Maj. Gen. Nichols says about 500 troops are training at Camp Swift right now.
“At some point we need to question: How long will we deploy the National Guard along the border,” said said Texas Sen. Juan Hinojosa, D-McAllen. “How is that dealing with the issue of immigration and the problems that we have?”
The estimated cost for the efforts on the border by the Texas Department of Public Safety is $1.3 million each week. Most of that money is for overtime.
DPS had spent $7.2 million on border surge operations from June 18 to Aug. 5, according to the report.
The budget board is also laying out possible options to pay for the additional costs until the legislature is back in session, including shifting funds between agencies or programs, a disaster declaration from the governor, or an emergency declaration.
The report shows that Health and Human Services in the state is not bearing any significant costs because of the influx of unaccompanied children or because of additional security at the border.
The report also gives a glimpse at the number of unaccompanied children that may attend Texas schools.
The report says 4,280 children have been released to sponsors in Texas, with more projected to be on the way.

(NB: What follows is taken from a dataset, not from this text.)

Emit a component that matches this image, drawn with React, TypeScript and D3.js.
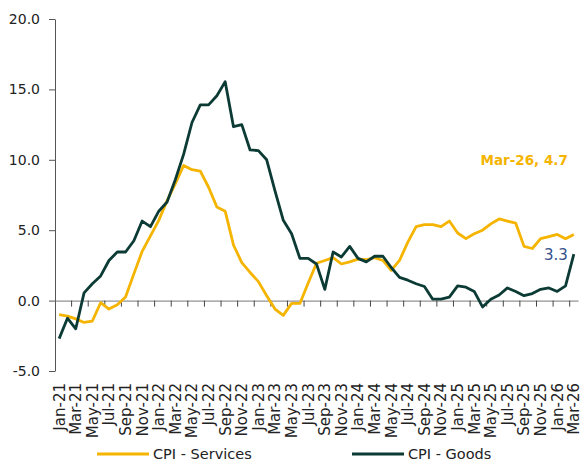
import React, { useEffect, useRef } from "react";
import * as d3 from "d3";

const months = [
  "Jan-21", "Feb-21", "Mar-21", "Apr-21", "May-21", "Jun-21", "Jul-21", "Aug-21", "Sep-21", "Oct-21", "Nov-21", "Dec-21",
  "Jan-22", "Feb-22", "Mar-22", "Apr-22", "May-22", "Jun-22", "Jul-22", "Aug-22", "Sep-22", "Oct-22", "Nov-22", "Dec-22",
  "Jan-23", "Feb-23", "Mar-23", "Apr-23", "May-23", "Jun-23", "Jul-23", "Aug-23", "Sep-23", "Oct-23", "Nov-23", "Dec-23",
  "Jan-24", "Feb-24", "Mar-24", "Apr-24", "May-24", "Jun-24", "Jul-24", "Aug-24", "Sep-24", "Oct-24", "Nov-24", "Dec-24",
  "Jan-25", "Feb-25", "Mar-25", "Apr-25", "May-25", "Jun-25", "Jul-25", "Aug-25", "Sep-25", "Oct-25", "Nov-25", "Dec-25",
  "Jan-26", "Feb-26", "Mar-26",
];

const services = [
  -1.0, -1.1, -1.3, -1.55, -1.45, -0.15, -0.6, -0.3, 0.25, 1.9, 3.5, 4.6,
  5.7, 7.1, 8.3, 9.6, 9.3, 9.2, 8.05, 6.65, 6.35, 3.95, 2.7, 2.0,
  1.35, 0.35, -0.6, -1.05, -0.2, -0.2, 1.25, 2.65, 2.85, 3.05, 2.6, 2.75,
  2.95, 2.9, 3.05, 2.85, 2.15, 2.85, 4.15, 5.25, 5.4, 5.4, 5.25, 5.65,
  4.8, 4.4, 4.75, 5.0, 5.45, 5.8, 5.65, 5.5, 3.85, 3.7, 4.4, 4.55,
  4.7, 4.4, 4.7,
];

const goods = [
  -2.7, -1.25, -2.0, 0.55, 1.2, 1.75, 2.85, 3.45, 3.45, 4.25, 5.65, 5.25,
  6.35, 7.0, 8.6, 10.4, 12.65, 13.9, 13.9, 14.55, 15.55, 12.35, 12.5, 10.7,
  10.65, 10.0, 7.8, 5.7, 4.75, 3.0, 3.0, 2.6, 0.8, 3.45, 3.1, 3.85,
  3.0, 2.75, 3.15, 3.15, 2.35, 1.65, 1.45, 1.2, 1.0, 0.1, 0.1, 0.25,
  1.05, 0.95, 0.65, -0.45, 0.1, 0.4, 0.9, 0.65, 0.35, 0.5, 0.8, 0.9,
  0.65, 1.05, 3.3,
];

const yTicks = [-5, 0, 5, 10, 15, 20];

const GOLD = "#f5b400";
const DARK = "#0c3b35";
const FONT = "DejaVu Sans, sans-serif";

const App: React.FC = () => {
  const svgRef = useRef<SVGSVGElement>(null);

  useEffect(() => {
    if (!svgRef.current) return;
    const width = 582;
    const height = 463;
    const margin = { top: 19, right: 4, bottom: 92, left: 55 };

    const svg = d3.select(svgRef.current).attr("width", width).attr("height", height);
    svg.selectAll("*").remove();

    const x = d3
      .scaleBand<string>()
      .domain(months)
      .range([margin.left, width - margin.right])
      .paddingInner(0)
      .paddingOuter(0);
    const cx = (m: string) => (x(m) || 0) + x.bandwidth() / 2;

    const y = d3
      .scaleLinear()
      .domain([-5, 20])
      .range([height - margin.bottom, margin.top]);

    // y axis
    const yAxis = svg
      .append("g")
      .attr("transform", `translate(${margin.left},0)`)
      .call(
        d3
          .axisLeft(y)
          .tickValues(yTicks)
          .tickSize(6)
          .tickSizeOuter(0)
          .tickFormat((d) => (d as number).toFixed(1))
      );
    yAxis.select(".domain").attr("stroke", "#555");
    yAxis.selectAll(".tick line").attr("stroke", "#555");
    yAxis
      .selectAll(".tick text")
      .attr("fill", "#222")
      .attr("font-family", FONT)
      .attr("font-size", 14)
      .attr("x", -15);

    // zero line with category ticks
    const zeroAxis = svg
      .append("g")
      .attr("transform", `translate(0,${y(0)})`)
      .call(
        d3
          .axisBottom(x)
          .tickValues(months.filter((_, i) => i > 0 && i % 2 === 0))
          .tickSize(6)
          .tickSizeOuter(0)
          .tickFormat(() => "")
      );
    zeroAxis.select(".domain").attr("stroke", "#777");
    zeroAxis
      .selectAll(".tick")
      .attr("transform", (d) => `translate(${x(d as string)},0)`);
    zeroAxis.selectAll(".tick line").attr("stroke", "#444");

    // category labels at bottom
    svg
      .append("g")
      .selectAll("text")
      .data(months.filter((_, i) => i % 2 === 0))
      .join("text")
      .attr("transform", (d) => `translate(${cx(d)},${383}) rotate(-90)`)
      .attr("text-anchor", "end")
      .attr("dy", "0.36em")
      .attr("font-family", FONT)
      .attr("font-size", 15)
      .attr("fill", "#222")
      .text((d) => d);

    const line = d3
      .line<number>()
      .x((_, i) => cx(months[i]))
      .y((d) => y(d));

    svg
      .append("path")
      .datum(services)
      .attr("fill", "none")
      .attr("stroke", GOLD)
      .attr("stroke-width", 2.8)
      .attr("stroke-linejoin", "round")
      .attr("d", line);

    svg
      .append("path")
      .datum(goods)
      .attr("fill", "none")
      .attr("stroke", DARK)
      .attr("stroke-width", 2.8)
      .attr("stroke-linejoin", "round")
      .attr("d", line);

    // end labels
    const last = months.length - 1;
    svg
      .append("text")
      .attr("x", cx(months[last]) - 6)
      .attr("y", y(services[last]) - 69)
      .attr("text-anchor", "end")
      .attr("font-family", FONT)
      .attr("font-size", 13.5)
      .attr("font-weight", 600)
      .attr("fill", GOLD)
      .text(`${months[last]}, ${services[last]}`);

    svg
      .append("text")
      .attr("x", cx(months[last]) - 6)
      .attr("y", y(goods[last]) + 6)
      .attr("text-anchor", "end")
      .attr("font-family", FONT)
      .attr("font-size", 15)
      .attr("fill", "#34508a")
      .text(`${goods[last]}`);

    // legend
    const legend = [
      { name: "CPI - Services", color: GOLD, x0: 97 },
      { name: "CPI - Goods", color: DARK, x0: 352 },
    ];
    const lg = svg.append("g").attr("transform", `translate(0,454)`);
    legend.forEach((l) => {
      lg.append("line")
        .attr("x1", l.x0)
        .attr("x2", l.x0 + 52)
        .attr("stroke", l.color)
        .attr("stroke-width", 2.8);
      lg.append("text")
        .attr("x", l.x0 + 56)
        .attr("dy", "0.36em")
        .attr("font-family", FONT)
        .attr("font-size", 14.5)
        .attr("fill", "#222")
        .text(l.name);
    });
  }, []);

  return (
    <div style={{ position: "absolute", left: 0, top: 0 }}>
      <svg ref={svgRef}></svg>
    </div>
  );
};

export default App;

The release of children to sponsors, such as family members, is a normal part of the immigration process while children await proceedings.
The cost to the state for educating the unaccompanied children for a year could be about $75 million, according to the report.
“If we have expenses now placed upon us that we didn’t anticipate, that’s going to take away money from children in this state right now,” said Sen. Nelson.
“I think the numbers are overstated,” said Sen. Hinojosa. “We really do not have a clear handle on how many of those children are staying here in Texas. Most of them are traveling up north. Most of them will at some point, more than likely get deported under federal law. So that’s just a pretty rough estimate.”